#### Data segment

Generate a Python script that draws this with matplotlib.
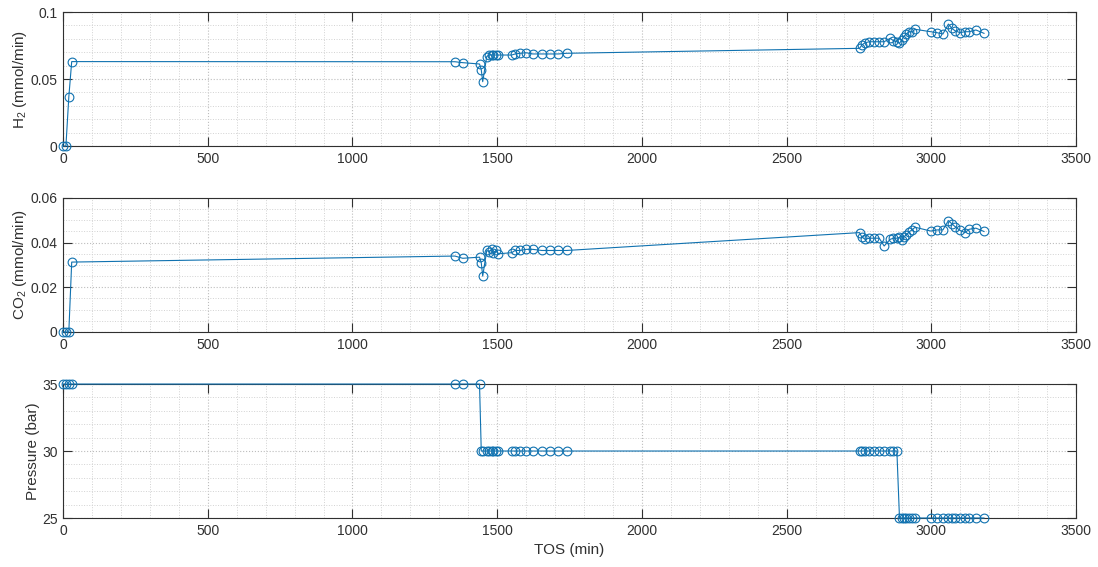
"""TOS profiles of H2 and CO2 production and reactor pressure."""

import matplotlib
matplotlib.use("Agg")
import matplotlib.pyplot as plt
from matplotlib.ticker import MultipleLocator, FuncFormatter

plt.rcParams["font.family"] = ["Liberation Sans", "DejaVu Sans"]
plt.rcParams["mathtext.fontset"] = "custom"
plt.rcParams["mathtext.rm"] = "Liberation Sans"
plt.rcParams["mathtext.default"] = "regular"

# time on stream (min)
tos = [0, 10, 20, 30,
       1354, 1381, 1439, 1445, 1450, 1464, 1472, 1481, 1486, 1496, 1503,
       1550, 1562, 1579, 1600, 1623, 1654, 1683, 1711, 1740,
       2752, 2760, 2771, 2786, 2802, 2820, 2837, 2858, 2869, 2881, 2890,
       2898, 2904, 2913, 2924, 2933, 2944, 2998, 3019, 3040, 3059, 3071,
       3082, 3099, 3116, 3131, 3154, 3182]

h2 = [0, 0, 0.0366, 0.063,
      0.0629, 0.0622, 0.0612, 0.057, 0.048, 0.0668, 0.0679, 0.0679, 0.0679,
      0.0679, 0.0679, 0.0679, 0.0687, 0.0692, 0.0696, 0.0687, 0.0687,
      0.0687, 0.0687, 0.0692,
      0.0729, 0.0754, 0.0771, 0.0778, 0.0778, 0.0778, 0.0778, 0.0804,
      0.0786, 0.0778, 0.0767, 0.0791, 0.0816, 0.0836, 0.0853, 0.0853,
      0.0871, 0.0853, 0.0846, 0.0836, 0.0910, 0.0878, 0.0860, 0.0846,
      0.0853, 0.0853, 0.0866, 0.0841]

co2 = [0, 0, 0, 0.0313,
       0.0340, 0.0330, 0.0335, 0.0310, 0.0250, 0.0365, 0.0360, 0.0370,
       0.0355, 0.0365, 0.0350, 0.0355, 0.0365, 0.0365, 0.0370, 0.0370,
       0.0365, 0.0365, 0.0365, 0.0365,
       0.0445, 0.0425, 0.0415, 0.0420, 0.0420, 0.0420, 0.0385, 0.0415,
       0.0420, 0.0420, 0.0424, 0.0412, 0.0425, 0.0435, 0.0449, 0.0457,
       0.0469, 0.0452, 0.0457, 0.0457, 0.0499, 0.0484, 0.0472, 0.0455,
       0.0445, 0.0460, 0.0465, 0.0450]

pressure = [35, 35, 35, 35,
            35, 35, 35, 30, 30, 30, 30, 30, 30, 30, 30,
            30, 30, 30, 30, 30, 30, 30, 30, 30,
            30, 30, 30, 30, 30, 30, 30, 30, 30, 30, 25,
            25, 25, 25, 25, 25, 25, 25, 25, 25, 25, 25,
            25, 25, 25, 25, 25, 25]

panels = [
    (h2, "H$_2$ (mmol/min)", (0, 0.1), 0.05, 0.01),
    (co2, "CO$_2$ (mmol/min)", (0, 0.06), 0.02, 0.005),
    (pressure, "Pressure (bar)", (25, 35), 5, 1),
]

color = "#1072b0"
dark = "#303030"

fig = plt.figure(figsize=(10.98, 5.67), dpi=100)
bottoms = [0.7425, 0.4145, 0.0864]

for (vals, label, ylim, major, minor), b in zip(panels, bottoms):
    ax = fig.add_axes([0.0574, b, 0.9226, 0.2363])
    ax.plot(tos, vals, color=color, lw=0.8, marker="o", ms=6.3,
            mfc="none", mew=0.8, clip_on=False, zorder=3)
    ax.set_xlim(0, 3500)
    ax.set_ylim(*ylim)
    ax.xaxis.set_major_locator(MultipleLocator(500))
    ax.xaxis.set_minor_locator(MultipleLocator(100))
    ax.yaxis.set_major_locator(MultipleLocator(major))
    ax.yaxis.set_minor_locator(MultipleLocator(minor))
    ax.yaxis.set_major_formatter(FuncFormatter(lambda v, p: f"{v:g}"))
    ax.grid(which="major", color="#bdbdbd", ls=":", lw=0.8)
    ax.grid(which="minor", color="#d2d2d2", ls=":", lw=0.7)
    ax.set_axisbelow(True)
    ax.tick_params(which="major", direction="in", length=6.5, width=0.8,
                   top=True, right=True, colors=dark, labelsize=10,
                   pad=4)
    ax.tick_params(which="minor", length=0, top=True, right=True)
    for s in ax.spines.values():
        s.set_color(dark)
        s.set_linewidth(0.8)
    ax.set_ylabel(label, fontsize=11, color=dark, labelpad=1)

ax.set_xlabel("TOS (min)", fontsize=11, color=dark)

fig.savefig("out.png", dpi=100, facecolor="white")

#### What you are asked to do
Pictures excluded, repeat exactly the lines from the top of the material through the line with "from matplotlib.ticker import", including both of those lines.

#### Written response
Generate a Python script that draws this with matplotlib.
"""TOS profiles of H2 and CO2 production and reactor pressure."""

import matplotlib
matplotlib.use("Agg")
import matplotlib.pyplot as plt
from matplotlib.ticker import MultipleLocator, FuncFormatter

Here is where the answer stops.